### REQUEST
Repeat each record exactly. Any picture gets left out.

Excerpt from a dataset
──────

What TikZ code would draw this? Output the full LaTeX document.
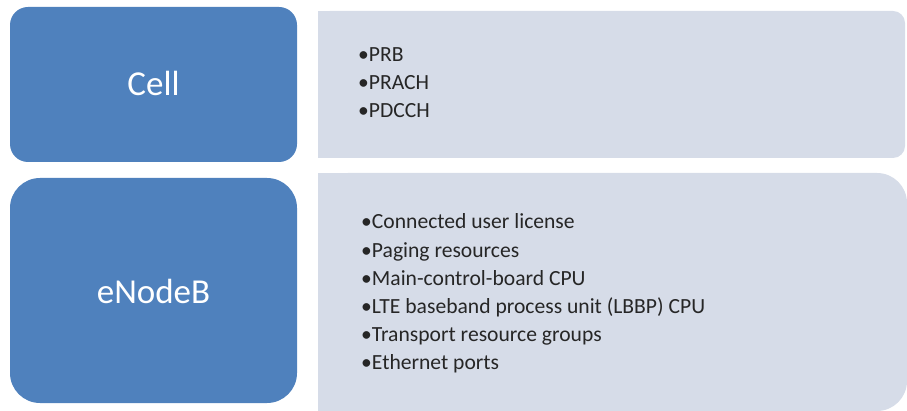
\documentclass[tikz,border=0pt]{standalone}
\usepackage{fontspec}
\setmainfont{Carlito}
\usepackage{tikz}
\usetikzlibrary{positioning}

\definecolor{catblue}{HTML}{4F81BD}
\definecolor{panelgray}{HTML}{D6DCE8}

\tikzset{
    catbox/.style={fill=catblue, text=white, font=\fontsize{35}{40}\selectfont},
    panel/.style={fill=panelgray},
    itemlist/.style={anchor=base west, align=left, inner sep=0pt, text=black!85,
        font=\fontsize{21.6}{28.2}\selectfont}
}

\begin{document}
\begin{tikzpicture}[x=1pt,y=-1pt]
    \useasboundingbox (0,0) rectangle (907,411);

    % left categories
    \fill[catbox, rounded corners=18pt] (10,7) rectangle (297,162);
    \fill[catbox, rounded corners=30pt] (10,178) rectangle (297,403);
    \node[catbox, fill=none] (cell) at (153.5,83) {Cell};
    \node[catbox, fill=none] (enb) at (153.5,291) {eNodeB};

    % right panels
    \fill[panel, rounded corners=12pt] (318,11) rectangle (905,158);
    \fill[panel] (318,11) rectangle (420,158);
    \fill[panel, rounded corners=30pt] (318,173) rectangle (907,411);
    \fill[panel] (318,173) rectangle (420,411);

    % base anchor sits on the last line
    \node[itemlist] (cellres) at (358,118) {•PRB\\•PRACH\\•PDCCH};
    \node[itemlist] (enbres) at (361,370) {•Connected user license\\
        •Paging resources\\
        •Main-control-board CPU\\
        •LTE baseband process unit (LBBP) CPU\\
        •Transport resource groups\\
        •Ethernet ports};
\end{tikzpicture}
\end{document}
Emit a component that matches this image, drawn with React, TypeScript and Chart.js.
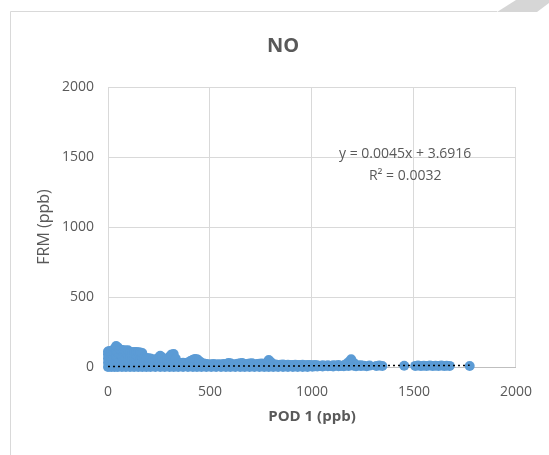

──────

### WRITTEN RESPONSE
What TikZ code would draw this? Output the full LaTeX document.
\documentclass[tikz,border=0pt]{standalone}
\usepackage{fontspec}
\setmainfont{Carlito}
\usepackage{tikz}
\usetikzlibrary{positioning}

\definecolor{catblue}{HTML}{4F81BD}
\definecolor{panelgray}{HTML}{D6DCE8}

\tikzset{
    catbox/.style={fill=catblue, text=white, font=\fontsize{35}{40}\selectfont},
    panel/.style={fill=panelgray},
    itemlist/.style={anchor=base west, align=left, inner sep=0pt, text=black!85,
        font=\fontsize{21.6}{28.2}\selectfont}
}

\begin{document}
\begin{tikzpicture}[x=1pt,y=-1pt]
    \useasboundingbox (0,0) rectangle (907,411);

    % left categories
    \fill[catbox, rounded corners=18pt] (10,7) rectangle (297,162);
    \fill[catbox, rounded corners=30pt] (10,178) rectangle (297,403);
    \node[catbox, fill=none] (cell) at (153.5,83) {Cell};
    \node[catbox, fill=none] (enb) at (153.5,291) {eNodeB};

    % right panels
    \fill[panel, rounded corners=12pt] (318,11) rectangle (905,158);
    \fill[panel] (318,11) rectangle (420,158);
    \fill[panel, rounded corners=30pt] (318,173) rectangle (907,411);
    \fill[panel] (318,173) rectangle (420,411);

    % base anchor sits on the last line
    \node[itemlist] (cellres) at (358,118) {•PRB\\•PRACH\\•PDCCH};
    \node[itemlist] (enbres) at (361,370) {•Connected user license\\
        •Paging resources\\
        •Main-control-board CPU\\
        •LTE baseband process unit (LBBP) CPU\\
        •Transport resource groups\\
        •Ethernet ports};
\end{tikzpicture}
\end{document}
Emit a component that matches this image, drawn with React, TypeScript and Chart.js.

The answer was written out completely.